Saya mengerti mengapa Ahmad Rifai menjadi Juventini. Usianya 11 tahun ketika Juve meraih tiga juara Eropa. Dan pada masa itu, anak-anak kecil di belahan dunia manapun akan menjulurkan lidah untuk merayakan gol seperti Del Piero.
Saya bisa memahami itu, tapi saya gagal memahami Qoffal Shoghir, bocah yang tinggal belasan ribu kilometer dari Anfield, yang terakhir kali mendapati tim kesayangannya juara liga adalah bersamaan ketika ia brojol. Jadi selama itu, sampai sekarang umurnya 29, ia belum pernah sekalipun melihat klub itu juara liga. Entah doktrin jenis apa yang pernah ia terima. Mungkin sejenis doktrin utopis bahwa “Khilafah Islamiyah” akan bangkit.
Fakta itu selalu jadi bahan empuk ejekan saya. Bahkan beberapa tahun lalu, ketika Gerrard memutuskan gantung sepatu, sambil mengembalikan flash disk berbentuk jersey Suarez, saya pernah bilang ke Qoffal, "Yang dibutuhkan liperpul itu membeli seorang legend. Kebetulan Iwan Fals sedang bebas transfer."
Jadi saya masih belum memahami, ketika kemarin siang ia bertanya prediksi Liperpul vs Roma. Saya membalas melalui pesan WA, "Saya ikut Qowaidul Championiyah aja, Bung! Kaidah ke 165, ‘Siapa yg mengalahkan Barca, dia juara.’"
Dia membalas dan menuduh bahwa itu Qoidah Aglabiyah, sambil mengirim foto sedang berdoa untuk kemenangan The Reds di depan makam Gusdur. Cara pencitraan murahan yang cuma bikin saya pengen.
"Dengan cara itu, Persikaji Kranji pun bisa treble winner Liga Eropa, Bang." Saya membalas sinis. Kemudian menambahkan, "Berdoa juga supaya dapet wasit yang kartu merah Pep lagi."

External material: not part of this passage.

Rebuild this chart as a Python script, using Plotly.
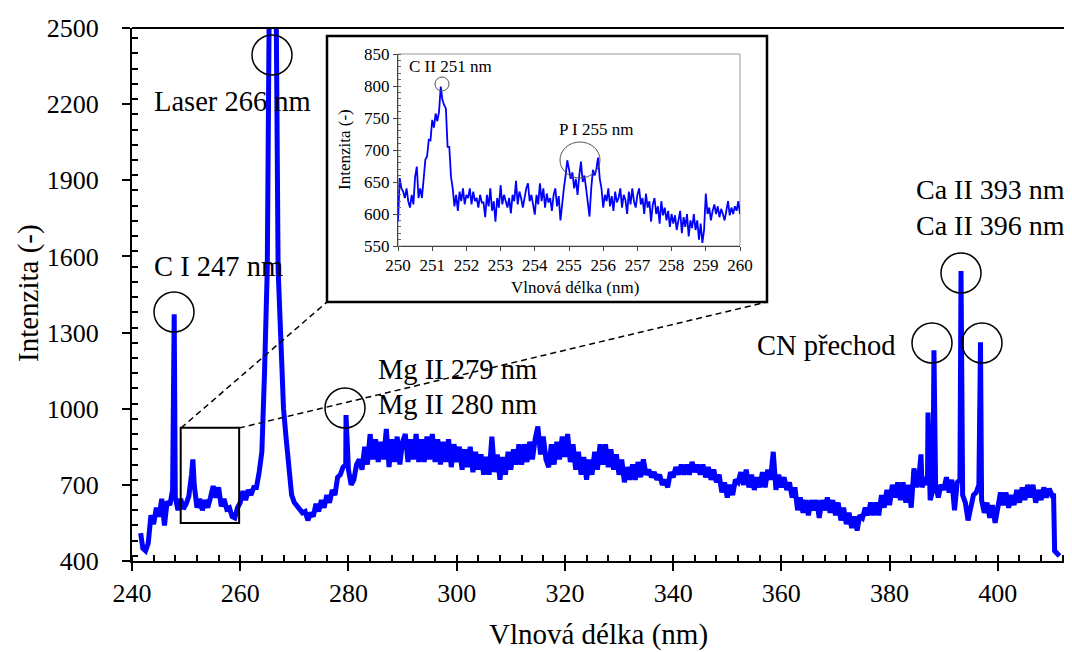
import numpy as np
import plotly.graph_objects as go

# page body adds an 8 px margin, so the figure is a little smaller and shifted
OFF = 8
FW, FH = 1072 - OFF, 652 - OFF
FONT = 'Liberation Serif, Times New Roman, serif'

# main spectrum, one value every 0.5 nm starting at 242.0 nm
main_start = 242.0
main_step = 0.5
main_int = [
    450, 440, 470, 580, 545, 610, 575, 645, 540, 635,      # 242
    620, 680, 650, 600, 645, 605, 625, 655, 740, 700,      # 247
    610, 645, 600, 640, 610, 650, 695, 650, 690, 615,      # 252
    645, 605, 610, 575, 570, 610, 630, 675, 640, 680,      # 257
    660, 690, 690, 750, 830, 1150, 1550, 3000, 3000, 3000,  # 262
    1550, 1250, 1000, 880, 740, 660, 630, 615, 600, 590,   # 267
    595, 560, 590, 575, 625, 595, 640, 610, 660, 630,      # 272
    680, 660, 730, 740, 770, 780, 760, 700, 720, 780,      # 277
    800, 760, 850, 780, 900, 800, 880, 790, 870, 800,      # 282
    920, 770, 880, 790, 890, 780, 870, 900, 790, 880,      # 287
    800, 900, 790, 880, 790, 890, 800, 900, 790, 880,      # 292
    780, 870, 790, 880, 770, 860, 790, 850, 760, 840,      # 297
    770, 850, 750, 830, 760, 820, 740, 810, 740, 890,      # 302
    750, 820, 720, 810, 740, 830, 760, 840, 780, 860,      # 307
    780, 860, 790, 870, 800, 880, 930, 820, 890, 800,      # 312
    770, 860, 780, 870, 800, 890, 810, 900, 790, 860,      # 317
    760, 830, 740, 810, 720, 800, 740, 830, 760, 860,      # 322
    780, 860, 770, 840, 760, 820, 740, 800, 710, 770,      # 327
    720, 780, 720, 790, 730, 800, 740, 760, 730, 750,      # 332
    720, 740, 700, 720, 690, 750, 730, 770, 740, 780,      # 337
    740, 780, 740, 790, 750, 780, 740, 780, 730, 770,      # 342
    720, 760, 710, 740, 670, 710, 650, 700, 660, 720,      # 347
    710, 750, 700, 760, 690, 740, 680, 730, 690, 750,      # 352
    690, 760, 720, 830, 680, 740, 690, 730, 680, 710,      # 357
    650, 690, 600, 650, 590, 640, 580, 640, 600, 640,      # 362
    570, 640, 600, 650, 590, 640, 580, 630, 560, 610,      # 367
    545, 590, 530, 575, 520, 580, 570, 610, 580, 630,      # 372
    580, 630, 580, 660, 610, 680, 620, 700, 650, 710,      # 377
    640, 710, 630, 700, 610, 765, 690, 750, 690, 730,      # 382
    700, 640, 680, 700, 650, 700, 680, 730, 670, 720,      # 387
    600, 710, 720, 660, 630, 560, 620, 660, 670, 700,      # 392
    640, 590, 630, 570, 620, 550, 610, 670, 620, 670,      # 397
    610, 660, 620, 680, 630, 690, 640, 700, 650, 700,      # 402
    630, 680, 640, 690, 650, 685, 660, 440, 425,           # 407
]

# narrow emission lines lying between the 0.5 nm samples
line_wl = [241.6, 247.8, 251.25, 279.55, 385.8, 387.1, 388.2, 393.2, 396.8, 410.3, 411.4]
line_int = [510, 1372, 800, 975, 820, 985, 1230, 1543, 1262, 665, 420]

# inset detail 250-260 nm, one value every 0.05 nm
inset_start = 250.0
inset_step = 0.05
inset_int = [
    588, 656, 640, 635, 625, 640, 620, 610, 630, 615, 658, 674, 625, 640, 625, 660, 685, 690, 716, 715,
    747, 735, 757, 745, 760, 799, 778, 770, 765, 705, 705, 658, 640, 612, 630, 605, 635, 620, 640, 615,
    630, 625, 640, 615, 635, 620, 625, 610, 630, 618, 618, 595, 630, 612, 640, 605, 620, 588, 625, 610,
    645, 615, 630, 620, 610, 625, 601, 630, 620, 652, 615, 635, 625, 610, 628, 640, 648, 620, 630, 612,
    599, 630, 615, 648, 620, 640, 610, 632, 618, 625, 605, 630, 640, 612, 628, 590, 620, 640, 660, 684,
    670, 655, 665, 640, 655, 630, 660, 682, 650, 660, 640, 620, 596, 640, 669, 660, 670, 688, 655, 640,
    610, 630, 620, 640, 612, 628, 605, 635, 618, 625, 640, 610, 630, 622, 600, 635, 615, 640, 620, 610,
    630, 640, 615, 625, 600, 632, 610, 620, 588, 615, 625, 600, 612, 585, 620, 598, 610, 590, 605, 580,
    600, 585, 598, 575, 590, 605, 570, 595, 580, 600, 565, 590, 578, 600, 575, 590, 560, 585, 555, 575,
    632, 600, 610, 590, 605, 615, 600, 612, 595, 608, 600, 590, 605, 620, 598, 610, 600, 612, 605, 620,
    600,
]

# peak labels (main chart)
labels = ['Laser 266 nm', 'C I 247 nm', 'Mg II 279 nm', 'Mg II 280 nm',
          'CN přechod', 'Ca II 393 nm', 'Ca II 396 nm']
inset_labels = ['C II 251 nm', 'P I 255 nm']

# merge the sampled spectrum with the narrow lines
grid_wl = np.round(main_start + main_step * np.arange(len(main_int)), 2)
wl = np.concatenate([grid_wl, line_wl])
inten = np.concatenate([main_int, line_int])
order = np.argsort(wl, kind='stable')
wl, inten = wl[order], inten[order]

inset_wl = np.round(inset_start + inset_step * np.arange(len(inset_int)), 2)


# screen pixel -> paper fraction
def px(x):
    return (x - OFF) / FW


def py(y):
    return 1 - (y - OFF) / FH


fig = go.Figure()
fig.add_trace(go.Scatter(x=wl, y=inten, mode='lines',
                         line=dict(color='#0000FF', width=5),
                         xaxis='x', yaxis='y', hoverinfo='skip'))
fig.add_trace(go.Scatter(x=inset_wl, y=inset_int, mode='lines',
                         line=dict(color='#0000FF', width=1.8),
                         xaxis='x2', yaxis='y2', hoverinfo='skip'))

shapes = []
# circles around the lines (pixel centre, radius)
circles = [(272, 55, 20, 20), (174, 312, 20, 20), (345, 408, 20, 20),
           (932, 343, 20, 20), (961, 273, 20, 20), (982, 343, 20, 20)]
for cx, cy, rx, ry in circles:
    shapes.append(dict(type='circle', xref='paper', yref='paper',
                       x0=px(cx - rx), x1=px(cx + rx), y0=py(cy + ry), y1=py(cy - ry),
                       line=dict(color='black', width=1.5), layer='above'))
for cx, cy, rx, ry in [(442, 84, 7, 7), (580, 160, 20, 18)]:
    shapes.append(dict(type='circle', xref='paper', yref='paper',
                       x0=px(cx - rx), x1=px(cx + rx), y0=py(cy + ry), y1=py(cy - ry),
                       line=dict(color='#555555', width=1), layer='above'))

# zoom box on the main chart
shapes.append(dict(type='rect', xref='x', yref='y', x0=249.0, x1=259.8, y0=550, y1=925,
                   line=dict(color='black', width=2)))
# dashed guide lines to the inset
shapes.append(dict(type='line', xref='paper', yref='paper', x0=px(181), y0=py(428),
                   x1=px(327), y1=py(302), line=dict(color='black', width=1.5, dash='6px,4px')))
shapes.append(dict(type='line', xref='paper', yref='paper', x0=px(239), y0=py(428),
                   x1=px(767), y1=py(302), line=dict(color='black', width=1.5, dash='6px,4px')))
# inset frame + inset plot border
shapes.append(dict(type='rect', xref='paper', yref='paper', x0=px(327), x1=px(767),
                   y0=py(302), y1=py(36), line=dict(color='black', width=2.5),
                   fillcolor='white', layer='below'))
shapes.append(dict(type='rect', xref='paper', yref='paper', x0=px(398), x1=px(740),
                   y0=py(246), y1=py(54), line=dict(color='#999999', width=1), layer='below'))
# top border line of main chart
shapes.append(dict(type='line', xref='paper', yref='paper', x0=px(132), x1=px(1066),
                   y0=py(28), y1=py(28), line=dict(color='black', width=2)))

annotations = []
label_pos = [(152, 101), (152, 266), (376, 369), (376, 404), (755, 345), (914, 190), (914, 226)]
label_size = [28.5, 28.5, 28.5, 28.5, 28.5, 28, 28]
for text, (x, y), fs in zip(labels, label_pos, label_size):
    annotations.append(dict(xref='paper', yref='paper', x=px(x), y=py(y), text=text,
                            xanchor='left', yanchor='middle', showarrow=False,
                            font=dict(family=FONT, size=fs, color='black')))
for text, (x, y) in zip(inset_labels, [(407, 67), (557, 129)]):
    annotations.append(dict(xref='paper', yref='paper', x=px(x), y=py(y), text=text,
                            xanchor='left', yanchor='middle', showarrow=False,
                            font=dict(family=FONT, size=17, color='black')))
# axis titles
annotations.append(dict(xref='paper', yref='paper', x=px(598), y=py(634), text='Vlnová délka (nm)',
                        xanchor='center', yanchor='middle', showarrow=False,
                        font=dict(family=FONT, size=29, color='black')))
annotations.append(dict(xref='paper', yref='paper', x=px(28), y=py(293), text='Intenzita (-)',
                        xanchor='center', yanchor='middle', showarrow=False, textangle=-90,
                        font=dict(family=FONT, size=29, color='black')))
annotations.append(dict(xref='paper', yref='paper', x=px(575), y=py(287), text='Vlnová délka (nm)',
                        xanchor='center', yanchor='middle', showarrow=False,
                        font=dict(family=FONT, size=17, color='black')))
annotations.append(dict(xref='paper', yref='paper', x=px(344), y=py(150), text='Intenzita (-)',
                        xanchor='center', yanchor='middle', showarrow=False, textangle=-90,
                        font=dict(family=FONT, size=17, color='black')))

fig.update_layout(
    width=FW, height=FH,
    margin={'l': 0, 'r': 0, 't': 0, 'b': 0, 'autoexpand': False},
    paper_bgcolor='white',
    plot_bgcolor='rgba(0,0,0,0)',
    showlegend=False,
    shapes=shapes,
    annotations=annotations,
    xaxis=dict(domain=[px(132), px(1066)], range=[240, 412.6], anchor='y', automargin=False,
               tickmode='linear', tick0=240, dtick=20,
               ticks='outside', ticklen=8, tickwidth=2, tickcolor='black',
               minor=dict(ticks='inside', dtick=4, ticklen=6, tickwidth=1.5, tickcolor='black'),
               showline=True, linewidth=2, linecolor='black',
               showgrid=False, zeroline=False, ticklabelstandoff=0,
               tickfont=dict(family=FONT, size=26, color='black')),
    yaxis=dict(domain=[py(561), py(28)], range=[400, 2500], anchor='x', automargin=False,
               tickmode='linear', tick0=400, dtick=300,
               ticks='outside', ticklen=8, tickwidth=2, tickcolor='black',
               minor=dict(ticks='inside', dtick=60, ticklen=6, tickwidth=1.5, tickcolor='black'),
               showline=True, linewidth=2, linecolor='black',
               showgrid=False, zeroline=False, ticklabelstandoff=18,
               tickfont=dict(family=FONT, size=26, color='black')),
    xaxis2=dict(domain=[px(398), px(740)], range=[250, 260], anchor='y2', automargin=False,
                tickmode='linear', tick0=250, dtick=1,
                ticks='outside', ticklen=4, tickwidth=1, tickcolor='#444444',
                showline=True, linewidth=1, linecolor='#444444',
                showgrid=False, zeroline=False,
                tickfont=dict(family=FONT, size=17, color='black')),
    yaxis2=dict(domain=[py(246), py(54)], range=[550, 850], anchor='x2', automargin=False,
                tickmode='linear', tick0=550, dtick=50,
                ticks='outside', ticklen=4, tickwidth=1, tickcolor='#444444',
                minor=dict(ticks='inside', dtick=10, ticklen=3, tickwidth=1, tickcolor='#666666'),
                showline=True, linewidth=1, linecolor='#444444',
                showgrid=False, zeroline=False,
                tickfont=dict(family=FONT, size=17, color='black')),
)

fig.write_html("out.html")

Ia membalas cepat, "Kartu merah Pep akibat kelakuannya sendiri!"
Apa salah Pep? Waktu itu ia hanya berteriak, "WASIT GOBLOK!!!"
Kalaupun salah, kesalahannya semata-mata hanya karena ia tidak tahu bahwa wasit itu pernah dua tahun tinggal di Teluk Pucung dan fasih berbahasa Bekasi.
Dini hari tadi, Si Merah menang dengan selisih tiga gol di kandang. Di statusnya Qoffal masih was-was, takut dibalas Roma di Stadio Olimpico. Mengingatkan saya pada konsep Khouf dan Roja para sufi, sebelum akhirnya mencapai puncak Mahabbah.
Bagi tim yang selalu hampir juara, lolos setiap babak itu selalu bagai keajaiban yang terus memompa adrenalin. Dan dalam hal apapun, kesetiaan selalu punya ujian. Sekarang saya mulai sedikit memahami bahwa ujian keimanan seorang Livepudlian ada bukan pada saat timnya menang, tapi harapan ketika hampir menang.